Bugzilla – Bug 1215470
amdgpu no-retry page fault
Last modified: 2023-10-25 13:53:45 UTC
Created attachment 869588 [details] amdgpu journalctl logs With latest available kernel (6.5.2-1-default), in a totally random mode, during the use of Gnome and any applications (ie. Chrome or Thunderbird), the rendering breaks and from the journalctl logs I can see the errors which I share via the attachment file. The issue is *not* present in kernel 6.4.12-1-default which I am now using as a backup plan.
Hi, do you have the means to test certain patches? I found e77673d14f2c ("drm/amdgpu: Update invalid PTE flag setting") in v6.6-rc1 and edcfe22985d0 ("drm/amdkfd: Insert missing TLB flush on GFX10 and later") in v6.6-rc2. The former looks promising as a fix.
(In reply to Thomas Zimmermann from comment #1) > Hi, do you have the means to test certain patches? > > I found > > e77673d14f2c ("drm/amdgpu: Update invalid PTE flag setting") > > in v6.6-rc1 and > > edcfe22985d0 ("drm/amdkfd: Insert missing TLB flush on GFX10 and later") > > in v6.6-rc2. > > The former looks promising as a fix. The problem with testing is that this issue is happening on my work-laptop which I need up-and-running (for obvious reasons). :( An option I see is to wait for kernel 6.6 to land in factory and eventually TW, get it via "zypper dup" and see if that helps with the bug. Or hopefully the fix lands on some bug-fix release of 6.5? Would you be happy enough with that?
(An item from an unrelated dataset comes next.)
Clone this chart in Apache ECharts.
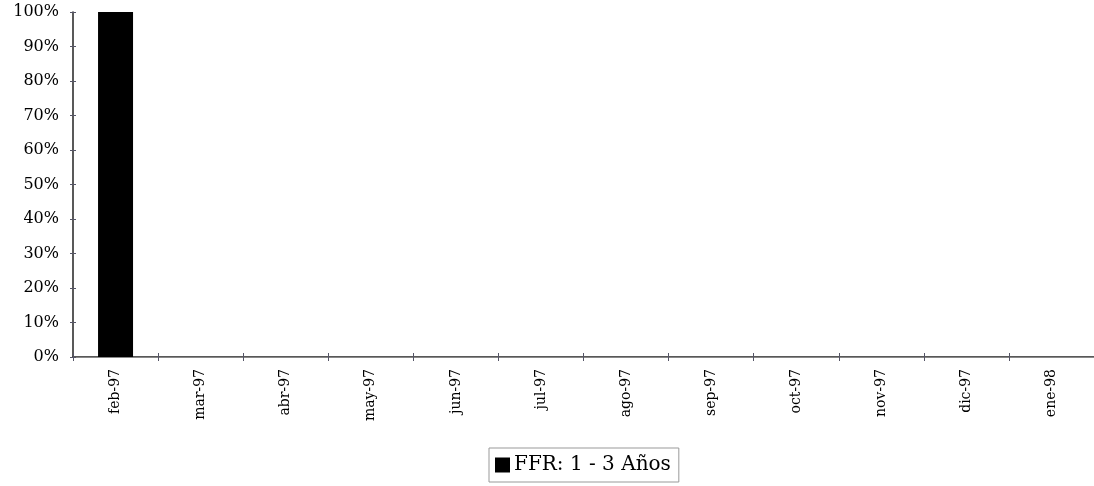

(In reply to Marco Varlese from comment #2) > (In reply to Thomas Zimmermann from comment #1) > > Hi, do you have the means to test certain patches? > > > > I found > > > > e77673d14f2c ("drm/amdgpu: Update invalid PTE flag setting") > > > > in v6.6-rc1 and > > > > edcfe22985d0 ("drm/amdkfd: Insert missing TLB flush on GFX10 and later") > > > > in v6.6-rc2. > > > > The former looks promising as a fix. > > The problem with testing is that this issue is happening on my work-laptop > which I need up-and-running (for obvious reasons). :( > > An option I see is to wait for kernel 6.6 to land in factory and eventually > TW, get it via "zypper dup" and see if that helps with the bug. Or hopefully > the fix lands on some bug-fix release of 6.5? > > Would you be happy enough with that? I haven't seen these patches in linux-stable (yet). I can attempt to backport them into TW. I'll also try to reproduce this locally.
> > e77673d14f2c ("drm/amdgpu: Update invalid PTE flag setting") > FYI I have sent this patch for inclusion in the stable branch.
*** Bug 1215695 has been marked as a duplicate of this bug. ***
Apparently kernel 6.5.5 (from build.o.o devel project) fixed it for me. ~> LANG=C sudo zypper info kernel-default ... Information for package kernel-default: --------------------------------------- Repository : Kernel builds for branch stable (standard) Name : kernel-default Version : 6.5.5-2.1.g6cf5261 Arch : x86_64 Vendor : obs://build.opensuse.org/Kernel Installed Size : 248.2 MiB Installed : Yes Status : up-to-date Source package : kernel-default-6.5.5-2.1.g6cf5261.nosrc Upstream URL : https://www.kernel.org/ Summary : The Standard Kernel Description : The standard kernel for both uniprocessor and multiprocessor systems. Source Timestamp: 2023-09-25 10:19:02 +0000 GIT Revision: 6cf5261da0ebc2ca4f200ee6fe0fde9d6c3eff3e GIT Branch: stable
I confirm - having run kernel 6.5.8-1-default for sometime now - that the bug is no longer there. I think we can close this bug as resolved. Thank you for looking into this and fixing it so promptly!